Given problem
Exactly as written, write out the lines below from the first to the one containing "var yTicks = [100, 200, 500, 1000, 2000, 5000, 10000, 20000];", inclusive. Pictures do not belong in the copy.

Raw data
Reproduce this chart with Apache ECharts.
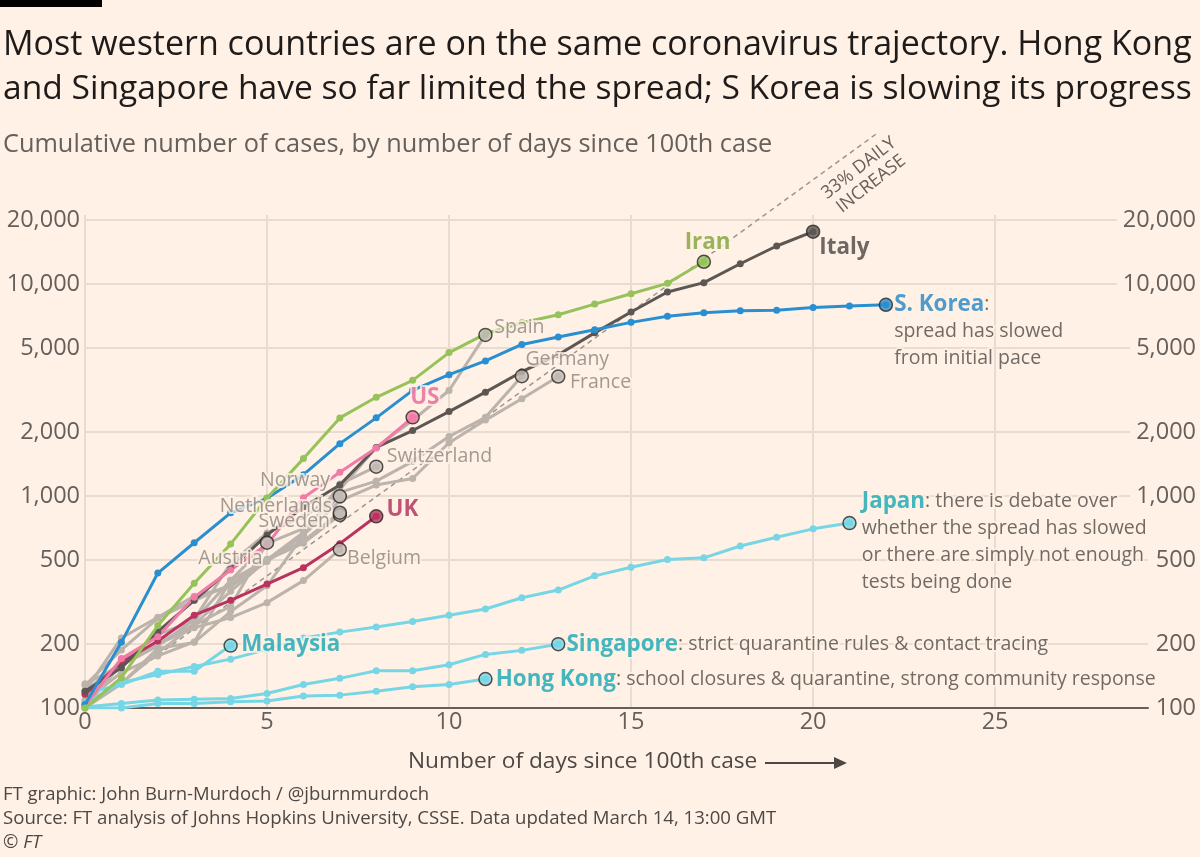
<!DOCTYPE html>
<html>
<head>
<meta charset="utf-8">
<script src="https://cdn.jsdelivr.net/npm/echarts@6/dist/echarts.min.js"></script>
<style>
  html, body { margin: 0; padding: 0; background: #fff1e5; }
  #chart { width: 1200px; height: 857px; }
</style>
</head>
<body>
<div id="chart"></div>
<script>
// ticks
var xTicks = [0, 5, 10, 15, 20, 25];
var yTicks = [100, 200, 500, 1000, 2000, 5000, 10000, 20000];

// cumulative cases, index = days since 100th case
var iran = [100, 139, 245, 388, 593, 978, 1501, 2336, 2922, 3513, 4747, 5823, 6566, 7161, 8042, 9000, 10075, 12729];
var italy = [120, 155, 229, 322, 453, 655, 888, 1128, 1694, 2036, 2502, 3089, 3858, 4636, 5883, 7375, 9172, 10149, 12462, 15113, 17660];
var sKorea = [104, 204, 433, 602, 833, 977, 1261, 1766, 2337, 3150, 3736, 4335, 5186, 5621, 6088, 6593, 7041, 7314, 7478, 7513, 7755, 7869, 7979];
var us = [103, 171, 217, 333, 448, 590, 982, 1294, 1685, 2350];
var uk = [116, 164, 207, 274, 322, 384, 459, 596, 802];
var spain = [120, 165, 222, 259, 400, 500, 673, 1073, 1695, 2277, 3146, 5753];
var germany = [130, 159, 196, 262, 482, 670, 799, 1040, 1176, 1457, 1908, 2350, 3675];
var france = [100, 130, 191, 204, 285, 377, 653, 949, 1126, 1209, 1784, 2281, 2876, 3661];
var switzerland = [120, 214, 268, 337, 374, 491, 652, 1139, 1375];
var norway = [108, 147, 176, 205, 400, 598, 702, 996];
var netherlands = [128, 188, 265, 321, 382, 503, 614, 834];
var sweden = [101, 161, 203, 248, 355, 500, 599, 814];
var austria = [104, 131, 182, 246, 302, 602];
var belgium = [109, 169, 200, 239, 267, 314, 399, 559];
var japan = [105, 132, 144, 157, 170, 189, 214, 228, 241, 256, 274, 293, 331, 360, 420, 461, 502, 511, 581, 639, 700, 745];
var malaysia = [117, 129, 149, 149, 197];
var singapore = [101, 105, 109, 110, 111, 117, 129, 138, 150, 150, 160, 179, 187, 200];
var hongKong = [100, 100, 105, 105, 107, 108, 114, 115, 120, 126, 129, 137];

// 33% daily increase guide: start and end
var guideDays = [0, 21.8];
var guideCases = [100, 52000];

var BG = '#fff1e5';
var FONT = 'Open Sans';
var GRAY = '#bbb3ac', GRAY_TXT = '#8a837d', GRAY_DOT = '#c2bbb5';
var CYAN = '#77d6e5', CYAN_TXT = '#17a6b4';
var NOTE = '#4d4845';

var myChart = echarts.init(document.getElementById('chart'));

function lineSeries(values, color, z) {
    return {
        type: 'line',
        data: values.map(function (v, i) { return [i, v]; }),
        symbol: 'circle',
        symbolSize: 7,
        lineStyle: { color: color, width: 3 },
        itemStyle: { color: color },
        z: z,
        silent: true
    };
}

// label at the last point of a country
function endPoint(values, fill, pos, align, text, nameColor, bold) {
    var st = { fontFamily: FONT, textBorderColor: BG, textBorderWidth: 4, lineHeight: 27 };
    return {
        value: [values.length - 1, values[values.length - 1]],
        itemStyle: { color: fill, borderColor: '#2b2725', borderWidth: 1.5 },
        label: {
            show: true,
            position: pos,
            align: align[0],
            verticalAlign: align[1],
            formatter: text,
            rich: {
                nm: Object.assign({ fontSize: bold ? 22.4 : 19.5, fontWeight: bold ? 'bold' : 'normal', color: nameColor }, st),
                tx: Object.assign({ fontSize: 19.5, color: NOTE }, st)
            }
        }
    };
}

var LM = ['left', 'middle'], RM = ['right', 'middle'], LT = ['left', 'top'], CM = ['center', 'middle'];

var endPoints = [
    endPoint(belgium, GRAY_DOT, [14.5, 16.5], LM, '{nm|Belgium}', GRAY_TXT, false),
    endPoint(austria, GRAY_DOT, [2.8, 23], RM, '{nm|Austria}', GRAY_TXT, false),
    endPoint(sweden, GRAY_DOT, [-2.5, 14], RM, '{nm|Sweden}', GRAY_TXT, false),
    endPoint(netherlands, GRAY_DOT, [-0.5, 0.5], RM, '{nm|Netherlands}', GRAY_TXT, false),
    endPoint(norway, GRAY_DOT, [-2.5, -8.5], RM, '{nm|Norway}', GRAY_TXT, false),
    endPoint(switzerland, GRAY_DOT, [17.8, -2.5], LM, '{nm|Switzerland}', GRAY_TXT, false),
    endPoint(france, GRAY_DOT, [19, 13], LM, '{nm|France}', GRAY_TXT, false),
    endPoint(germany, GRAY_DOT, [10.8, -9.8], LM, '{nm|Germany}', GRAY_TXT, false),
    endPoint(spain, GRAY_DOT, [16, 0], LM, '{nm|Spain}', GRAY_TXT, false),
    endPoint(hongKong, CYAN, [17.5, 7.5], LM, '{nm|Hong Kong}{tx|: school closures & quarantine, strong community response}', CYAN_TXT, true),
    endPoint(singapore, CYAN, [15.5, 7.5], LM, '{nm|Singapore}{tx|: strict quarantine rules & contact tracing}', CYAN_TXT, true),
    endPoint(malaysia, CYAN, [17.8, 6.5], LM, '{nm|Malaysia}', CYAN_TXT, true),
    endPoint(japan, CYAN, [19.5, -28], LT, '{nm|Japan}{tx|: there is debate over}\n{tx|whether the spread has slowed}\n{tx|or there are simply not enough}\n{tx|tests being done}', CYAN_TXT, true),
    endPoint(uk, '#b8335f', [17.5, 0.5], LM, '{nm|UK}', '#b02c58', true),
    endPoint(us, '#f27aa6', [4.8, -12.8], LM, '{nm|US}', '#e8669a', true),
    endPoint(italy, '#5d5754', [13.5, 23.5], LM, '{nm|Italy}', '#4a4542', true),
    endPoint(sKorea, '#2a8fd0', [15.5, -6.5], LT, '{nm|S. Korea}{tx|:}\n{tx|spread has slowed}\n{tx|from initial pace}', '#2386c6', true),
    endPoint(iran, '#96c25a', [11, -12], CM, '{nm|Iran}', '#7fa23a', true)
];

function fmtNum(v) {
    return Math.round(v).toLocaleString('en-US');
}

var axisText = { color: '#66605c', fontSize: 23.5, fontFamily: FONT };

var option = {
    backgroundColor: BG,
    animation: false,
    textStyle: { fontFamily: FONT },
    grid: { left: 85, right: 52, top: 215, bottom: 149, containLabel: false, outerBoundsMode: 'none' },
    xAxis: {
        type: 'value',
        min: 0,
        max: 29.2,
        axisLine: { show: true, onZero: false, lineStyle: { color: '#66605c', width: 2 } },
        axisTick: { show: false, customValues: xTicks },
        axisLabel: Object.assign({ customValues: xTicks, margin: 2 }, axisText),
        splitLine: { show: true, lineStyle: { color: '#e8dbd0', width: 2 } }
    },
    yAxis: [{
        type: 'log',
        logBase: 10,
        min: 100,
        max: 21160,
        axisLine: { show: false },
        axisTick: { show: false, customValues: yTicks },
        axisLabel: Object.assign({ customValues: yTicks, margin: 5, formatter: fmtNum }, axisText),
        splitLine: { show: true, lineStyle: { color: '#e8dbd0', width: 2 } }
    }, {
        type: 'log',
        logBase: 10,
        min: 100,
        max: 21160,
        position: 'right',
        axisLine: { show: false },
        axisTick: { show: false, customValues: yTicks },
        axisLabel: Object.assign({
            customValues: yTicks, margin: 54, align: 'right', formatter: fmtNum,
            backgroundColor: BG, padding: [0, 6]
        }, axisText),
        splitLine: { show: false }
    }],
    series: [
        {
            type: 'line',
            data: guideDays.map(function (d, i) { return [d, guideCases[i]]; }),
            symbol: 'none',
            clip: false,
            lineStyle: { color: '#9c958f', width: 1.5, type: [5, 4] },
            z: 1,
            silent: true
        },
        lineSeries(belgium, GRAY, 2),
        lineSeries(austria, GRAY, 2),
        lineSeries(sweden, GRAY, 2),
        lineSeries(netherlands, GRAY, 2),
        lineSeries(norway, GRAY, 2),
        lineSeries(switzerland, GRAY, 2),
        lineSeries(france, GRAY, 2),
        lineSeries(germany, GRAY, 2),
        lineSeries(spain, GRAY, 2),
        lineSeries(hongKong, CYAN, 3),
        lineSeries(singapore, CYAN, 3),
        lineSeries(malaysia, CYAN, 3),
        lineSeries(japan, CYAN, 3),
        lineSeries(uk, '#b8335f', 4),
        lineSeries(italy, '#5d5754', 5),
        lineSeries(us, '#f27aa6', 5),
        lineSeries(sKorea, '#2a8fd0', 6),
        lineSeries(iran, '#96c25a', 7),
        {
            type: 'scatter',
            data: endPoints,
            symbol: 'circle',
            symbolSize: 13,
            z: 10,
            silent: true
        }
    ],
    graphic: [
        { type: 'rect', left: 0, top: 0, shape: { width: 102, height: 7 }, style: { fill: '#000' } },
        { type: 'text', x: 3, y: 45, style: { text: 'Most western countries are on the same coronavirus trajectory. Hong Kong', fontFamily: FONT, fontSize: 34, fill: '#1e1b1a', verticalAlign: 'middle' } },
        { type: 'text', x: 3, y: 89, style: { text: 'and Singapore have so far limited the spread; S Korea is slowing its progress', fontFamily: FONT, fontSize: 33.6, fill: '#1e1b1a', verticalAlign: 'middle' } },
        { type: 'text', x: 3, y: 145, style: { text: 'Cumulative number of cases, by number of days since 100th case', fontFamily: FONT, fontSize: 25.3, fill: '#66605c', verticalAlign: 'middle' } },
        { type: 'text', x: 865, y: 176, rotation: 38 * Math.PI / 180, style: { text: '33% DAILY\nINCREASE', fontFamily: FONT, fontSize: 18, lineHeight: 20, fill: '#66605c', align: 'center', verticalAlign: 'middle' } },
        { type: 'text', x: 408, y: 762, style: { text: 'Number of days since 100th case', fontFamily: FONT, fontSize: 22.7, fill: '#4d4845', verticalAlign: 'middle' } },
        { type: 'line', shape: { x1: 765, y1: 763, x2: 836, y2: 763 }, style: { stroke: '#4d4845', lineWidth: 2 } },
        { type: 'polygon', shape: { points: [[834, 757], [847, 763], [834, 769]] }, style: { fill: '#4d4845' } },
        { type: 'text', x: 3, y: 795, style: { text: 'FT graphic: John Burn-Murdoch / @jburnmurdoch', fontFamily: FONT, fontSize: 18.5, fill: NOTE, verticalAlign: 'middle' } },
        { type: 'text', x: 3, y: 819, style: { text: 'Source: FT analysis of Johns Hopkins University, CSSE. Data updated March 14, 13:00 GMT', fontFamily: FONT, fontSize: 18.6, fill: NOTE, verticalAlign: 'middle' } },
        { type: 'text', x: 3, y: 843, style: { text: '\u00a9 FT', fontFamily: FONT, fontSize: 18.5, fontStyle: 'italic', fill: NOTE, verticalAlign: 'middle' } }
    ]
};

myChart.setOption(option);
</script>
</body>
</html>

Exercise output
Reproduce this chart with Apache ECharts.
<!DOCTYPE html>
<html>
<head>
<meta charset="utf-8">
<script src="https://cdn.jsdelivr.net/npm/echarts@6/dist/echarts.min.js"></script>
<style>
  html, body { margin: 0; padding: 0; background: #fff1e5; }
  #chart { width: 1200px; height: 857px; }
</style>
</head>
<body>
<div id="chart"></div>
<script>
// ticks
var xTicks = [0, 5, 10, 15, 20, 25];
var yTicks = [100, 200, 500, 1000, 2000, 5000, 10000, 20000];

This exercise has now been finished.